Model Quantization Pytorch and use in android

I have pytorch model saved as .pth file.
I wanted to use quantized model in my android project.
How can I achieve quantized .pt model ?
I tried some of the ways but I am not able to achieve it.
However I am done with just converting to .pt model and using it in android.

Hello @mohit7,

Did you try to follow our quantization tutorial https://pytorch.org/tutorials/advanced/static_quantization_tutorial.html ?

If yes, which of the steps does not work or need more details/comments?

Hi @IvanKobzarev yes I followed the steps given but it throws me error.
My model is Resnet-34 base model on top of that I have some more functionality.
I am on Windows machine.

Error

RuntimeError: Didn't find engine for operation quantized::conv_prepack NoQEngine (operator () at ..\aten\src\ATen\native\quantized\cpu\qconv_prepack.cpp:264)
(no backtrace available)

This looks like the same issue as https://github.com/pytorch/pytorch/issues/29327 . In short, it looks like quantization is not currently supported on Windows.

Hey @David_Reiss so I moved from Windows to Linux for this quantization.
As I know BatchNormalization support is still not there so we have to fuse the BatchNormalization layer.
I tried to fuse the Batchnormalization layer with Convolution layer but it is not happening nor throwing any error.
After I am doing jit trace it is throwing same error which means BatchNormalization need to be fused

@mohit7, can you post the error you’re getting in your latest version?

@supriyar or @raghuramank100, do you know how to ensure that BN gets folded during quantization?

@mohit7, it might be useful to take a look at the quantized models uploaded in torchvision.
Here is a link to the resnet model - https://github.com/pytorch/vision/blob/master/torchvision/models/quantization/resnet.py
I think if you follow the same flow for your model by re-implementing def fuse_model(self):, it should work.

@David_Reiss I error I got is

RuntimeError: No function is registered for schema aten::native_batch_norm(Tensor input, Tensor? weight, Tensor? bias, Tensor? running_mean, Tensor? running_var, bool training, float momentum, float eps) -> (Tensor, Tensor, Tensor) on tensor type QuantizedCPUTensorId; available functions are CPUTensorId, MkldnnCPUTensorId, VariableTensorId

I have followed all the steps correctly but batch normalization is not fusing

@supriyar Can you help?

@mohit7 did you modify the fuse_model function to work with your model (https://github.com/pytorch/vision/blob/master/torchvision/models/quantization/resnet.py#L45)?

Currently fusion is only supported for conv + bn or conv + bn + relu.
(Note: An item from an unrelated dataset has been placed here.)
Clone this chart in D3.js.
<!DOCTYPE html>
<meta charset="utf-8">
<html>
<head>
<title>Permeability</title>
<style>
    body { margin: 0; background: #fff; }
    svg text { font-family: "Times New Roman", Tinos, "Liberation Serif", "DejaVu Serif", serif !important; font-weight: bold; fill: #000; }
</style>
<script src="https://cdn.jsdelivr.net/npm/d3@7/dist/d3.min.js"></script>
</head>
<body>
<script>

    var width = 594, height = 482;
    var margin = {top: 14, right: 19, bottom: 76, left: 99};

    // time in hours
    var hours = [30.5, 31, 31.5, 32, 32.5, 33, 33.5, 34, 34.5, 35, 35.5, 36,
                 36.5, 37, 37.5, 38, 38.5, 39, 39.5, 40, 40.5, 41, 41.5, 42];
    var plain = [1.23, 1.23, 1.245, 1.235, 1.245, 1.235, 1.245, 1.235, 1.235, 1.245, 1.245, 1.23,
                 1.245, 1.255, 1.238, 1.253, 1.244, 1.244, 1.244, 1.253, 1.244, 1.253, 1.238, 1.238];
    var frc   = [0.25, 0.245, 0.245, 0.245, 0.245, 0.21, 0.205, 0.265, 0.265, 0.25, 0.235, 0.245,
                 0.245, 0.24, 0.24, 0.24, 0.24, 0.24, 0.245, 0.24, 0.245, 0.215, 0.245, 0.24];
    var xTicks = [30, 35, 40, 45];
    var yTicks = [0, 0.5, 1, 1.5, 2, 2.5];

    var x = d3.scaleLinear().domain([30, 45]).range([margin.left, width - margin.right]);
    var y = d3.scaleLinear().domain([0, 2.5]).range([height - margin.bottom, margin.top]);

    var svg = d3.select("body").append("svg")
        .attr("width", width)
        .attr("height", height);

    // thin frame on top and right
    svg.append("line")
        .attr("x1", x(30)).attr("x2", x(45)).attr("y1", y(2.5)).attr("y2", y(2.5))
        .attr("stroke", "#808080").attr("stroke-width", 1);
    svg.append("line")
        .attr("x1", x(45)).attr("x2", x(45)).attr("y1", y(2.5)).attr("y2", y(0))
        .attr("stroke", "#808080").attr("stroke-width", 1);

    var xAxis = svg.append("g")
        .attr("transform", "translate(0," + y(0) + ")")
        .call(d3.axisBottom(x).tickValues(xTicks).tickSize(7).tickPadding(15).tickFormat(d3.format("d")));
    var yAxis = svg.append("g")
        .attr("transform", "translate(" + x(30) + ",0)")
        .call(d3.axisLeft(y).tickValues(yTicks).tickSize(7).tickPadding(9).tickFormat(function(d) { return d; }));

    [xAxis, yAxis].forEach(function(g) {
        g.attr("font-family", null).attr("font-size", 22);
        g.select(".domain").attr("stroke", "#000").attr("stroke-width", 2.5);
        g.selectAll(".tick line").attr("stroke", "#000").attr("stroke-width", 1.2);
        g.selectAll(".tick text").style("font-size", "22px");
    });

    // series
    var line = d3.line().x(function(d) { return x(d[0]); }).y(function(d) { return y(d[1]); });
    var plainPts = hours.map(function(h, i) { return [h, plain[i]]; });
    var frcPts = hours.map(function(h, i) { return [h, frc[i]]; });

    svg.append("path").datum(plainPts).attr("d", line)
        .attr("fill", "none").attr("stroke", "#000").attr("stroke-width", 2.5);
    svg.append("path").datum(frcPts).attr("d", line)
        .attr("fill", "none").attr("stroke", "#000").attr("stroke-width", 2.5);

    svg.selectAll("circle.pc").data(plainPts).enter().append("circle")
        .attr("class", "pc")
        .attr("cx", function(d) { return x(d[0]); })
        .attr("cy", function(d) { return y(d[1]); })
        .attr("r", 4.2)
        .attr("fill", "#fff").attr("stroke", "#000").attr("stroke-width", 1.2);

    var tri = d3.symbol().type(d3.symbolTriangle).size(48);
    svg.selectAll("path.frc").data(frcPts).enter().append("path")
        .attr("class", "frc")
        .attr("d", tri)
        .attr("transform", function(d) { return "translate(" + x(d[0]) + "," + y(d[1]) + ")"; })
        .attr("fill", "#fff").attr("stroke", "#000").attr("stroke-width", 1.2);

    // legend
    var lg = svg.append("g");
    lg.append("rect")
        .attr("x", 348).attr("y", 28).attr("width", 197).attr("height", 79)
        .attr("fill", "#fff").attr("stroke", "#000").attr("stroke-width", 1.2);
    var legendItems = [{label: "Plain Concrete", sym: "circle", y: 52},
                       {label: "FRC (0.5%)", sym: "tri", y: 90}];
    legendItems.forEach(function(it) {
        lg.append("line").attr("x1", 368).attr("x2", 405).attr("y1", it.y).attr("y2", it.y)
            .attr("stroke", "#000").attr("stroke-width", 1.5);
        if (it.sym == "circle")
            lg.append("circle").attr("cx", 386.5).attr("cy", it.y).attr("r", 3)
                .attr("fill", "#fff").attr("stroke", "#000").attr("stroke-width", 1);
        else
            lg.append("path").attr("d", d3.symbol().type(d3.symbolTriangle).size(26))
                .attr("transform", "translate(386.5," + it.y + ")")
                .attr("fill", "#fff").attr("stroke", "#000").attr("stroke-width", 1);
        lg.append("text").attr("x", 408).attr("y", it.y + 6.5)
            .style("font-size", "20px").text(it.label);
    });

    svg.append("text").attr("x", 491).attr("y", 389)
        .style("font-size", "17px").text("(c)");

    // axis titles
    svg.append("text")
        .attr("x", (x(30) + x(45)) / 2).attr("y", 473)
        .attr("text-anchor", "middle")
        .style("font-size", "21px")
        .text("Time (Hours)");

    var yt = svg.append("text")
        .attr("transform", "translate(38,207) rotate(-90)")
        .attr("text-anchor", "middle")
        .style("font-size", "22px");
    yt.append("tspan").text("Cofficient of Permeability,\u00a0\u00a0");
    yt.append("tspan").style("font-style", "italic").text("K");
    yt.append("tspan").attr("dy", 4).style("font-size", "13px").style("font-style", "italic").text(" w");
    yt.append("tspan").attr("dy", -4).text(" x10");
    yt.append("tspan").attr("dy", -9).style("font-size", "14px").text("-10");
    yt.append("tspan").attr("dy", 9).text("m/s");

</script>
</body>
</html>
Does your model have a use case other than that?

@mohit7: Can you share the code for your model? Batch norm fusion is supported , but you need to call it explicitly prior to calling prepare/convert to quantize your model.

Thanks,

I followed the tutorial on a custom model it did make the model much smaller in size, however, the inference time increased heavily when testing it on android. Any clues as to why this is? Also, on top of that FloatFunctional().add(x,y) really slows down inference a lot.

Hi @gigadeplex, the FloatFunctional().Add() is increasing time on inference because this function first convert the ongoing quantized tensor to float tensor, then addition and then converting back to quantized tensor.